Fasani es ceramista, pero ya desde su Bahía Blanca natal el dibujo la acompaña. Fue allí donde conoció a Duprat, por ejemplo, pues participaba activamente del movimiento plástico de la ciudad y sus exposiciones. “El dibujo siempre estuvo en mí. El hecho de que yo tuviera una formación en la Escuela Nacional Superior de Cerámica, que era como la Pueyrredón de aquellas épocas, no evitó que dibujara siempre”, recuerda.
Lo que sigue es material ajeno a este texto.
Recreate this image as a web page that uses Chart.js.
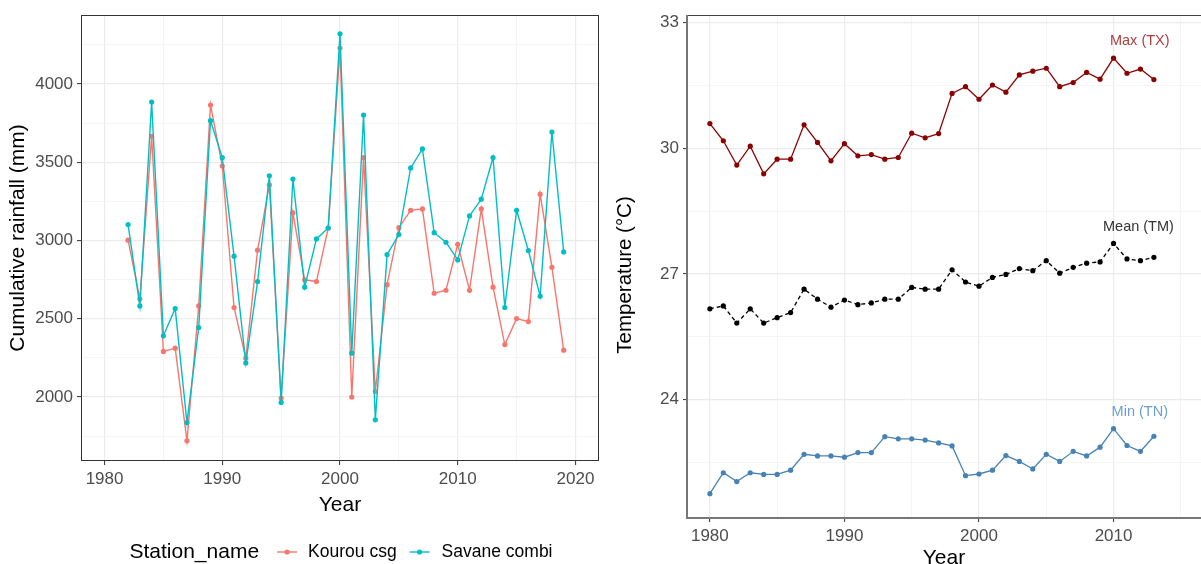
<!DOCTYPE html>
<html>
<head>
<meta charset="utf-8">
<script src="https://cdn.jsdelivr.net/npm/chart.js@4.4.1/dist/chart.umd.min.js"></script>
<style>
  html, body { margin: 0; padding: 0; background: #fff; overflow: hidden; width: 1201px; height: 564px; }
  #rain { position: absolute; left: 0; top: 0; }
  #temp { position: absolute; left: 600px; top: 0; }
</style>
</head>
<body>
<canvas id="rain" width="603" height="564"></canvas>
<canvas id="temp" width="605" height="580"></canvas>
<script>
// ---- data -------------------------------------------------------------------
const rainYears = [1982, 1983, 1984, 1985, 1986, 1987, 1988, 1989, 1990, 1991, 1992, 1993, 1994,
  1995, 1996, 1997, 1998, 1999, 2000, 2001, 2002, 2003, 2004, 2005, 2006, 2007, 2008, 2009,
  2010, 2011, 2012, 2013, 2014, 2015, 2016, 2017, 2018, 2019];
const kourou = [3002, 2627, 3666, 2291, 2312, 1720, 2582, 3866, 3476, 2572, 2248, 2938, 3355,
  1993, 3176, 2749, 2738, 3080, 4230, 2000, 3530, 2035, 2718, 3082, 3193, 3202, 2663, 2682,
  2976, 2682, 3202, 2702, 2335, 2501, 2482, 3296, 2829, 2299];
const savane = [3102, 2582, 3885, 2391, 2565, 1837, 2444, 3766, 3530, 2900, 2218, 2738, 3413,
  1965, 3393, 2702, 3010, 3080, 4321, 2280, 3802, 1854, 2910, 3038, 3464, 3585, 3050, 2989,
  2876, 3157, 3264, 3530, 2572, 3193, 2936, 2644, 3693, 2927];
const stationNames = ["Kourou csg", "Savane combi"];
const rainXTicks = [1980, 1985, 1990, 1995, 2000, 2005, 2010, 2015, 2020];
const rainYTicks = [1750, 2000, 2250, 2500, 2750, 3000, 3250, 3500, 3750, 4000, 4250];

const tempYears = [1980, 1981, 1982, 1983, 1984, 1985, 1986, 1987, 1988, 1989, 1990, 1991, 1992,
  1993, 1994, 1995, 1996, 1997, 1998, 1999, 2000, 2001, 2002, 2003, 2004, 2005, 2006, 2007,
  2008, 2009, 2010, 2011, 2012, 2013];
const tmax = [30.59, 30.18, 29.60, 30.05, 29.39, 29.74, 29.74, 30.56, 30.14, 29.70, 30.11, 29.82,
  29.85, 29.74, 29.78, 30.36, 30.25, 30.35, 31.31, 31.47, 31.17, 31.51, 31.34, 31.75, 31.84,
  31.91, 31.47, 31.57, 31.81, 31.65, 32.15, 31.79, 31.89, 31.64];
const tmean = [26.17, 26.24, 25.83, 26.17, 25.83, 25.96, 26.08, 26.64, 26.40, 26.21, 26.38, 26.27,
  26.31, 26.40, 26.40, 26.68, 26.64, 26.64, 27.10, 26.81, 26.71, 26.92, 26.99, 27.13, 27.08,
  27.32, 27.02, 27.16, 27.26, 27.29, 27.73, 27.36, 27.32, 27.40];
const tmin = [21.76, 22.26, 22.05, 22.26, 22.22, 22.22, 22.32, 22.70, 22.66, 22.66, 22.63, 22.74,
  22.74, 23.12, 23.07, 23.07, 23.04, 22.97, 22.90, 22.19, 22.23, 22.32, 22.67, 22.53, 22.35,
  22.70, 22.53, 22.77, 22.66, 22.87, 23.31, 22.91, 22.77, 23.13];
const tempLabels = ["Max (TX)", "Mean (TM)", "Min (TN)"];
const tempLabelX = [2011.95, 2011.85, 2011.95];
const tempLabelY = [32.55, 28.12, 23.7];
const tempXTicks = [1980, 1985, 1990, 1995, 2000, 2005, 2010, 2015];
const tempYTicks = [22.5, 24, 25.5, 27, 28.5, 30, 31.5, 33];

// ---- look -------------------------------------------------------------------
const FONT = "'Liberation Sans', Arial, sans-serif";
const RED = "#F8766D", CYAN = "#00BFC4";
const DARKRED = "#8B0000", STEEL = "#4682B4";
const xy = (xs, ys) => xs.map((x, i) => ({ x, y: ys[i] }));

// ggplot-ish grid: majors labelled + ticked, minors thinner and silent
function ggAxis(ticks, isMajor, title, extra) {
  return Object.assign({
    type: "linear",
    afterBuildTicks: (s) => { s.ticks = ticks.map((v) => ({ value: v })); },
    border: { display: false },
    grid: {
      color: (c) => (c.tick && isMajor(c.tick.value) ? "#ebebeb" : "#f3f3f3"),
      lineWidth: (c) => (c.tick && isMajor(c.tick.value) ? 1.2 : 0.8),
      tickColor: (c) => (c.tick && isMajor(c.tick.value) ? "#333" : "rgba(0,0,0,0)"),
      tickLength: 4,
      tickWidth: 1,
    },
    ticks: {
      autoSkip: false, maxRotation: 0, padding: 4, color: "#4d4d4d",
      font: { family: FONT, size: 17 },
      callback: (v) => (isMajor(v) ? String(v) : ""),
    },
    title: { display: true, text: title, color: "#000", font: { family: FONT, size: 21 } },
  }, extra);
}

const rainBorder = {
  id: "rainBorder",
  afterDraw(chart) {
    const { ctx, chartArea: a } = chart;
    ctx.save();
    ctx.strokeStyle = "#333"; ctx.lineWidth = 1;
    ctx.strokeRect(a.left + 0.5, a.top + 0.5, a.right - a.left - 1, a.bottom - a.top - 1);
    ctx.restore();
  },
};

// legend under the plot: title + line/point keys, centred on the panel
const rainLegend = {
  id: "rainLegend",
  afterDraw(chart) {
    const { ctx, chartArea: a } = chart;
    const cy = 552;
    ctx.save();
    ctx.textBaseline = "middle";
    ctx.font = `21px ${FONT}`;
    const tw = ctx.measureText("Station_name").width;
    ctx.font = `17.5px ${FONT}`;
    const lw = stationNames.map((n) => ctx.measureText(n).width);
    const total = tw + 18 + (20 + 11 + lw[0]) + 13 + (20 + 12 + lw[1]);
    let x = (a.left + a.right) / 2 - total / 2 + 1;
    ctx.fillStyle = "#000";
    ctx.font = `21px ${FONT}`;
    ctx.fillText("Station_name", x, cy);
    x += tw + 18;
    ctx.font = `17.5px ${FONT}`;
    chart.data.datasets.slice().sort((p, q) => p.key - q.key).forEach((ds, i) => {
      ctx.strokeStyle = ds.borderColor; ctx.lineWidth = 1.4;
      ctx.beginPath(); ctx.moveTo(x, cy); ctx.lineTo(x + 20, cy); ctx.stroke();
      ctx.fillStyle = ds.borderColor;
      ctx.beginPath(); ctx.arc(x + 10, cy, 2.6, 0, Math.PI * 2); ctx.fill();
      x += 20 + (i ? 12 : 11);
      ctx.fillStyle = "#000";
      ctx.fillText(stationNames[i], x, cy);
      x += lw[i] + 13;
    });
    ctx.restore();
  },
};

const xRain = ggAxis(rainXTicks, (v) => v % 10 === 0, "Year", {
  min: 1978, max: 2022, afterFit: (s) => { s.height = 61; },
});
xRain.title.padding = { top: 0, bottom: 4 };
const yRain = ggAxis(rainYTicks, (v) => v % 500 === 0, "Cumulative rainfall (mm)", {
  min: 1591, max: 4441, afterFit: (s) => { s.width = 81; },
});
yRain.title.padding = { top: 6, bottom: 0 };

new Chart(document.getElementById("rain"), {
  type: "line",
  data: {
    datasets: [
      { key: 1, label: stationNames[1], data: xy(rainYears, savane), order: 0,
        borderColor: CYAN, backgroundColor: CYAN, borderWidth: 1.4,
        pointRadius: 2.6, pointBorderWidth: 0, tension: 0 },
      { key: 0, label: stationNames[0], data: xy(rainYears, kourou), order: 1,
        borderColor: RED, backgroundColor: RED, borderWidth: 1.4,
        pointRadius: 2.6, pointBorderWidth: 0, tension: 0 },
    ],
  },
  options: {
    responsive: false, animation: false,
    layout: { padding: { left: 0, right: 0, top: 15, bottom: 42 } },
    plugins: { legend: { display: false }, tooltip: { enabled: false } },
    scales: { x: xRain, y: yRain },
  },
  plugins: [rainBorder, rainLegend],
});

const tempFrame = {
  id: "tempFrame",
  afterDraw(chart) {
    const { ctx, chartArea: a } = chart;
    ctx.save();
    ctx.strokeStyle = "#444"; ctx.lineWidth = 1;
    ctx.beginPath(); ctx.moveTo(a.left, a.top + 0.5); ctx.lineTo(a.right, a.top + 0.5); ctx.stroke();
    ctx.strokeStyle = "#777"; ctx.lineWidth = 2;
    ctx.beginPath();
    ctx.moveTo(a.left, a.top); ctx.lineTo(a.left, a.bottom); ctx.lineTo(a.right, a.bottom);
    ctx.stroke();
    // y title: ggplot centres it on the (cropped) full panel, a bit below the visible middle
    ctx.fillStyle = "#000";
    ctx.font = `20.5px ${FONT}`;
    ctx.textAlign = "center"; ctx.textBaseline = "middle";
    ctx.translate(25, 275); ctx.rotate(-Math.PI / 2);
    ctx.fillText("Temperature (°C)", 0, 0);
    ctx.restore();
  },
};

const tempText = {
  id: "tempText",
  afterDatasetsDraw(chart) {
    const { ctx, scales } = chart;
    const cols = ["#a8413f", "#333333", "#6b9fd3"];
    ctx.save();
    ctx.font = `14.5px ${FONT}`;
    ctx.textAlign = "center"; ctx.textBaseline = "middle";
    tempLabels.forEach((t, i) => {
      ctx.fillStyle = cols[i];
      ctx.fillText(t, scales.x.getPixelForValue(tempLabelX[i]), scales.y.getPixelForValue(tempLabelY[i]));
    });
    ctx.restore();
  },
};

const yTemp = ggAxis(tempYTicks, (v) => v % 3 === 0, "Temperature (°C)", {
  min: 21.18, max: 33.18, afterFit: (s) => { s.width = 87; },
});
yTemp.title = { display: false };
const xTemp = ggAxis(tempXTicks, (v) => v % 10 === 0, "Year", {
  min: 1978.3, max: 2016.5, afterFit: (s) => { s.height = 62; },
});
xTemp.title.padding = { top: 0, bottom: 9 };

new Chart(document.getElementById("temp"), {
  type: "line",
  data: {
    datasets: [
      { data: xy(tempYears, tmax), borderColor: DARKRED, backgroundColor: DARKRED,
        borderWidth: 1.3, pointRadius: 2.6, pointBorderWidth: 0, tension: 0 },
      { data: xy(tempYears, tmean), borderColor: "#000", backgroundColor: "#000", borderDash: [4, 3],
        borderWidth: 1.3, pointRadius: 2.6, pointBorderWidth: 0, tension: 0 },
      { data: xy(tempYears, tmin), borderColor: STEEL, backgroundColor: STEEL,
        borderWidth: 1.3, pointRadius: 2.6, pointBorderWidth: 0, tension: 0 },
    ],
  },
  options: {
    responsive: false, animation: false,
    layout: { padding: { left: 0, right: 0, top: 15, bottom: 0 } },
    plugins: { legend: { display: false }, tooltip: { enabled: false } },
    scales: { x: xTemp, y: yTemp },
  },
  plugins: [tempFrame, tempText],
});
</script>
</body>
</html>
La experiencia online, natural para las nuevas generaciones, es más infrecuente para artistas como Fasani. Sin embargo, ella cuenta que abrazó Instagram desde el primer momento. “Me resultaba muy, muy práctico, sobre todo cuando viajaba, me podía comunicar con mis hijas. Al principio lo tenía privado, pero cuando lo abrí empezó a seguirme muchísima gente”, cuenta. “Con estos dibujos la interacción era increíble, era subirlos y tener tremenda repercusión las horas siguientes”, destaca. “En ese momento ni pensaba en publicar esto. Era lo que me sostenía psicológicamente, lo que evitaba que me derrumbara. Al principio, cuando no estaban las vacunas, si bien en la familia por Paula (su hija) y Lolo (su yerno), que son bioquímicos, teníamos información caliente, era todo una gran incertidumbre y dibujar fue un sostén”, rememora.
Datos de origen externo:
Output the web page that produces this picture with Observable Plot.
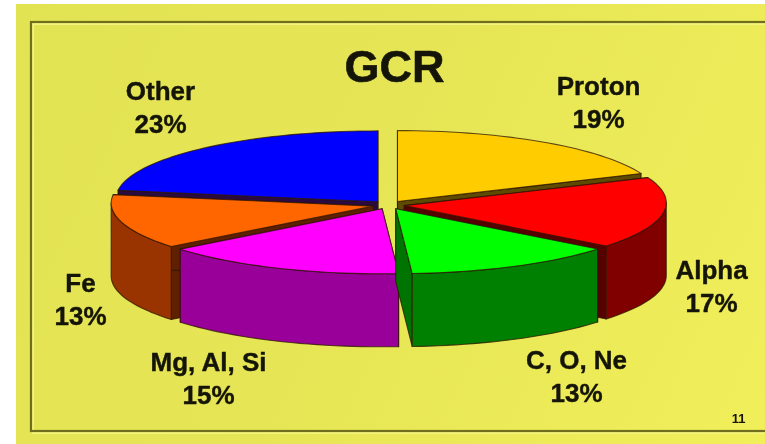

Cuando se pudo salir a la calle, recuerda, se animó a dar una vuelta manzana con la máscara. “¡Me ahogaba! No podía accionar el cilindro”, revela. A falta de máscara, Fasani se permitía observar todo con atención. “Miraba el afuera muy minuciosamente”. Curiosamente, no tomó fotografías. “Me inhibía hacerlo. Por ejemplo, cuando caminaba a mi taller, que queda a 22 cuadras de donde vivo, recuerdo a un grupo de mujeres sentadas en la Sagrado Corazón, ¡con una tristeza! Me me senté cerca y las observé. Y sigo trabajando así”, explica.
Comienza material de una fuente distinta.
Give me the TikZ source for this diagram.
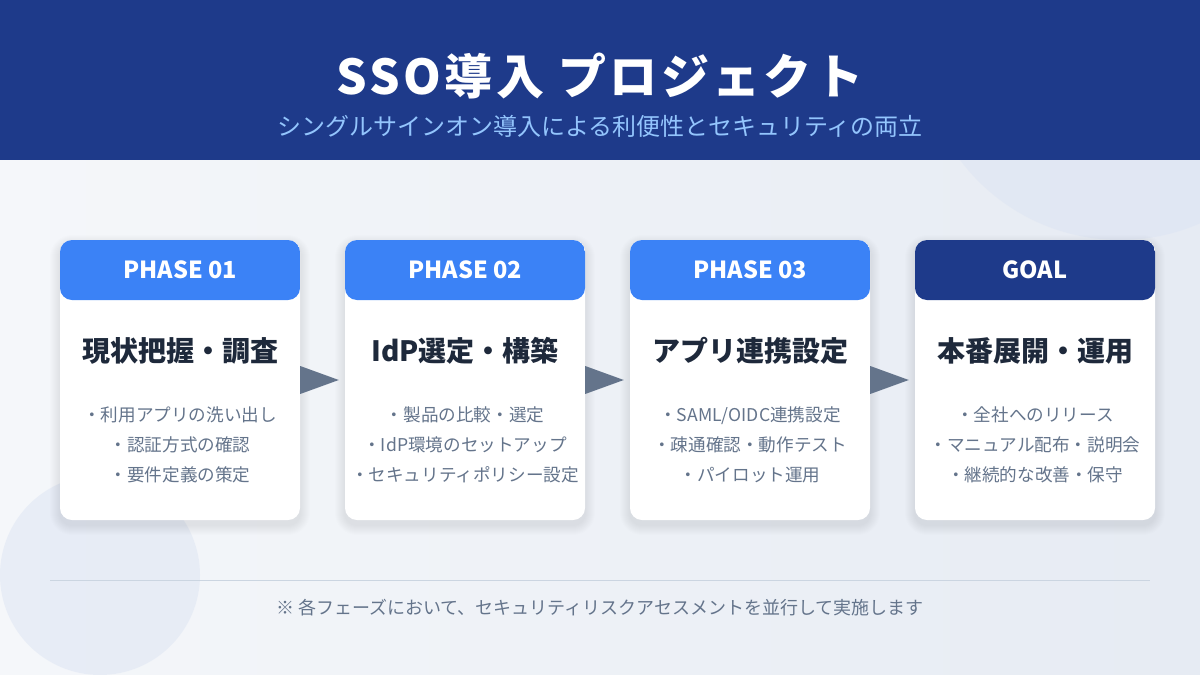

Al momento de convertir esos dibujos diarios en un libro, Fasani se encontró con varias sorpresas. La primera, una narrativa que asomaba. “Yo trabajaba pensando en un dibujo. Pero al verlos juntos, dar vuelta las páginas, encontré una narración y eso me sorprendió muchísimo, positivamente”, celebra. “Me sorprendió la oscuridad de muchos dibujos, pero era lo que sentía: el dibujo comenzó siendo más simple, de pocas líneas y se fueron metiendo naturalmente más texturas, más oscuridad. Con el tiempo me di cuenta de que trabajaba como con un termómetro social, que con lo que dibujaba se armaba una crónica del afuera y del adentro. Pero el interior no era sólo la habitación o mi casa, sino mi interior, cómo me sentía”.